• Stated problem: Return exactly the lines that run from the beginning through the line containing "const instrument = 'PP50 SN80497553';", both included, and no others.

╔══

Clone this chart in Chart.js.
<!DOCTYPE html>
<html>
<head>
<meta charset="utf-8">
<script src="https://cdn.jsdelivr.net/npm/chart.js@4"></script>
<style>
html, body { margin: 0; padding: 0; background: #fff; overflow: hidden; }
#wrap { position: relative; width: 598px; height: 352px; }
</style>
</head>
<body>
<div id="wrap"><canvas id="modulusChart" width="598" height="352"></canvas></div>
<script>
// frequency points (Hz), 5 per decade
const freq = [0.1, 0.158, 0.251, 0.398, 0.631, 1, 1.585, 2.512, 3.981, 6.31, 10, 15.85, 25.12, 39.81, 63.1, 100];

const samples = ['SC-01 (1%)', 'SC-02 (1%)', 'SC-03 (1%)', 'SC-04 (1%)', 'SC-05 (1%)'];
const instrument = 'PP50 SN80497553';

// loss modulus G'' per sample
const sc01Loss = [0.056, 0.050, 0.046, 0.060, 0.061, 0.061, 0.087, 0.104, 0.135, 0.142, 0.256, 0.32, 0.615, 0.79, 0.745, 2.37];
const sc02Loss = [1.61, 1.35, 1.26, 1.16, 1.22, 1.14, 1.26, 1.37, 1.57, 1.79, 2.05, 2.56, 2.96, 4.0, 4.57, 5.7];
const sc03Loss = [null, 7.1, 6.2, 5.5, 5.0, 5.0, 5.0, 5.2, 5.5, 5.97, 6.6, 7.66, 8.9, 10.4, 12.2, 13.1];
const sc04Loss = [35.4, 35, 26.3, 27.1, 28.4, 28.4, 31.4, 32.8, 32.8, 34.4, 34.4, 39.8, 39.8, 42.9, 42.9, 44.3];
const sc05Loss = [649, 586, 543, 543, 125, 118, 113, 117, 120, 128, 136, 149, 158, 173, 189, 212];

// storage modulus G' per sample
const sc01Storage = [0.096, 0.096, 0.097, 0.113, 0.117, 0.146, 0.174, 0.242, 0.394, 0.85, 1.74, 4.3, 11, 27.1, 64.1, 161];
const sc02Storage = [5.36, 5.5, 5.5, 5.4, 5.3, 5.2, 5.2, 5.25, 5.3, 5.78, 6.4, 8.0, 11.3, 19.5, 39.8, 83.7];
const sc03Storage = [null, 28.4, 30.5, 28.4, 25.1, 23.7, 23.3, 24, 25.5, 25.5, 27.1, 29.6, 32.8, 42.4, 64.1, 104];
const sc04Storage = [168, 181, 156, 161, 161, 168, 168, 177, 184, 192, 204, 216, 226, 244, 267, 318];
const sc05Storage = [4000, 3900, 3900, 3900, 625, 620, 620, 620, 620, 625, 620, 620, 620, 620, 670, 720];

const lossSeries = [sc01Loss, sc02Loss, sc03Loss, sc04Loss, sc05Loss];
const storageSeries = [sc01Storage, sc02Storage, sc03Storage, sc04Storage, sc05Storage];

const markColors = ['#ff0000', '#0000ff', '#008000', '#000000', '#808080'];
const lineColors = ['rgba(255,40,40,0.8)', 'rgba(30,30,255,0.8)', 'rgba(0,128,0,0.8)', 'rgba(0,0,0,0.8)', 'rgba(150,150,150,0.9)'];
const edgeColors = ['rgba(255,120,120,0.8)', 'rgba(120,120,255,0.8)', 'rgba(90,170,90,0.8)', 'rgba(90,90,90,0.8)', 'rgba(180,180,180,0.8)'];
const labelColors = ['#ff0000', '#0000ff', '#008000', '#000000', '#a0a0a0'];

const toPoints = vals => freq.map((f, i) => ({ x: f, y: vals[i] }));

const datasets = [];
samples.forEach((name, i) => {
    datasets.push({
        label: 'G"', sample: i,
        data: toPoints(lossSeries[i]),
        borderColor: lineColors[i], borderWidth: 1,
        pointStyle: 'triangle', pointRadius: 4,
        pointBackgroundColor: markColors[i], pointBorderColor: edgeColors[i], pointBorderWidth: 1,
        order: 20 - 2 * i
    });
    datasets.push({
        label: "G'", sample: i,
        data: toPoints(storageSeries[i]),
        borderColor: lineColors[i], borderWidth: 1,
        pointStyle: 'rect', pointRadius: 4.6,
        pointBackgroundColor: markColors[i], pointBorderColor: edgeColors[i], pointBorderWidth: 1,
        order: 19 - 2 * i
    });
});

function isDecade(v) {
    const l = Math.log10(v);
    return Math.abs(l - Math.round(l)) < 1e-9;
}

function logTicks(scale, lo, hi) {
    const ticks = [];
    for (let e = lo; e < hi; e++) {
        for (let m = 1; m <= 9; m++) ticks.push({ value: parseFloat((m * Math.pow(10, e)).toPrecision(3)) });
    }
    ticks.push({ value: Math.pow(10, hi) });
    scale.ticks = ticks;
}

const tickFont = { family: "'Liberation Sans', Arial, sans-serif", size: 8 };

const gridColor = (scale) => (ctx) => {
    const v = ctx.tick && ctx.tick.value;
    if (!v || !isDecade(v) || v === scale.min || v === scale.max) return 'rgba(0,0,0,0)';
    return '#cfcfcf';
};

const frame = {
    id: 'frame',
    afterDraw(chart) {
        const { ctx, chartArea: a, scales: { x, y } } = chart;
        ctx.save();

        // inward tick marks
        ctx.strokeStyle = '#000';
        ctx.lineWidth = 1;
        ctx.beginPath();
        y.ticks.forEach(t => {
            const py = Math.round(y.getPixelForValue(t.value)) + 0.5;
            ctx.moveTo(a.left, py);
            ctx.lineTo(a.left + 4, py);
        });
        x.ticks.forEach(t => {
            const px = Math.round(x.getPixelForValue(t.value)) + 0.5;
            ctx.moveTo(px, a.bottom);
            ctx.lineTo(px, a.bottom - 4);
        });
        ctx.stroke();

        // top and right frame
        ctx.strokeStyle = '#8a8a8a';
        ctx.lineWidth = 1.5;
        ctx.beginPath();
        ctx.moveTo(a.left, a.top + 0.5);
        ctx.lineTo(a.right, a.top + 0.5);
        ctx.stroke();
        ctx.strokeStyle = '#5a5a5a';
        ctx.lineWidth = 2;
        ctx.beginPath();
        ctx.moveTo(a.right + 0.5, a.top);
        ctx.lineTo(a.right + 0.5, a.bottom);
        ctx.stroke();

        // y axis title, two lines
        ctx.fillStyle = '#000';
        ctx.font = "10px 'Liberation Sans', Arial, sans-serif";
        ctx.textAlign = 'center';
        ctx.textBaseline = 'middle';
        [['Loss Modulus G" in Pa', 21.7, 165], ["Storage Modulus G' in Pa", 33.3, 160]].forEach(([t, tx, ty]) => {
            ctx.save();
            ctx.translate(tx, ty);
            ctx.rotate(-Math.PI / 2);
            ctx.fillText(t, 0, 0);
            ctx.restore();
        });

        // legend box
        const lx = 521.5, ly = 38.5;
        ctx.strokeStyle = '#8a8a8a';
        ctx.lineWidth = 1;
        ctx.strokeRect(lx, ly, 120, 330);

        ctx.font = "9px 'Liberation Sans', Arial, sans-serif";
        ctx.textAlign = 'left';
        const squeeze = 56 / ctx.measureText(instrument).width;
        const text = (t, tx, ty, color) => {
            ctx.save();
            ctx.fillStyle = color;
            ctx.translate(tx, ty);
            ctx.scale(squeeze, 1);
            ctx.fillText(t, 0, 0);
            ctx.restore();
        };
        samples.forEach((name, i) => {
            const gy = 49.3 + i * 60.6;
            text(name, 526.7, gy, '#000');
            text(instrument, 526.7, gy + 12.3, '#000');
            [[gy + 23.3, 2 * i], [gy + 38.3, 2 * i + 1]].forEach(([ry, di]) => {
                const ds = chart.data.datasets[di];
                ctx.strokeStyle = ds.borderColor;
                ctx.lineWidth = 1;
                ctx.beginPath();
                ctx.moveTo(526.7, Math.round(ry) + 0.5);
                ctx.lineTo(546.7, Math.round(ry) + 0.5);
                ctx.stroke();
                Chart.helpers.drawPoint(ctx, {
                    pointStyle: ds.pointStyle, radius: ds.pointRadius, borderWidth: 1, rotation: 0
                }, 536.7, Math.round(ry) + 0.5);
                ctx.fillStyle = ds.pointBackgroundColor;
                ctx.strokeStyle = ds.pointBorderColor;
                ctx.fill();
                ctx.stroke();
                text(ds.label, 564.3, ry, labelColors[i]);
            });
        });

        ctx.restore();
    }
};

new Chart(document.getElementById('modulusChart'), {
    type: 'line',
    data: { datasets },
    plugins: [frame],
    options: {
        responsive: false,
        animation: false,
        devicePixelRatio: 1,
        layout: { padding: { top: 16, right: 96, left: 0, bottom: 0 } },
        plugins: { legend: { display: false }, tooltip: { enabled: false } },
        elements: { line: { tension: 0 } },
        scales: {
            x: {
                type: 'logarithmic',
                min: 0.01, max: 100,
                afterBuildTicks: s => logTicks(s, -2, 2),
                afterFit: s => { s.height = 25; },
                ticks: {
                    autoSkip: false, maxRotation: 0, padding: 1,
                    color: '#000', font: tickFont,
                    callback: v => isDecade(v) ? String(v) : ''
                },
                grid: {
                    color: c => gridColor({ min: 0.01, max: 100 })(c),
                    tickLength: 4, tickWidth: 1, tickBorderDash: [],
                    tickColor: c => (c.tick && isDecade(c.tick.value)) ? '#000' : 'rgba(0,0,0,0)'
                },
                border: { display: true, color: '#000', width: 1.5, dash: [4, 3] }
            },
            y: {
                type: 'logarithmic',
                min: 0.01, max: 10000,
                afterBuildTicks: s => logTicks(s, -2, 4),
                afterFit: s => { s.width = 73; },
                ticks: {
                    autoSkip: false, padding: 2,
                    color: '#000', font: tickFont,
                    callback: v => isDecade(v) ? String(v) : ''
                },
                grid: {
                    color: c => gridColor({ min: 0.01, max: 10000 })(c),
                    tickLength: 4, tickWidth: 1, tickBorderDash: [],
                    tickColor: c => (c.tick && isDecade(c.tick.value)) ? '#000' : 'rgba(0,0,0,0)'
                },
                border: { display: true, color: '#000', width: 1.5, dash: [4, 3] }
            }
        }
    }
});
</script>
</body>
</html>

╚══

• Worked solution:
Clone this chart in Chart.js.
<!DOCTYPE html>
<html>
<head>
<meta charset="utf-8">
<script src="https://cdn.jsdelivr.net/npm/chart.js@4"></script>
<style>
html, body { margin: 0; padding: 0; background: #fff; overflow: hidden; }
#wrap { position: relative; width: 598px; height: 352px; }
</style>
</head>
<body>
<div id="wrap"><canvas id="modulusChart" width="598" height="352"></canvas></div>
<script>
// frequency points (Hz), 5 per decade
const freq = [0.1, 0.158, 0.251, 0.398, 0.631, 1, 1.585, 2.512, 3.981, 6.31, 10, 15.85, 25.12, 39.81, 63.1, 100];

const samples = ['SC-01 (1%)', 'SC-02 (1%)', 'SC-03 (1%)', 'SC-04 (1%)', 'SC-05 (1%)'];
const instrument = 'PP50 SN80497553';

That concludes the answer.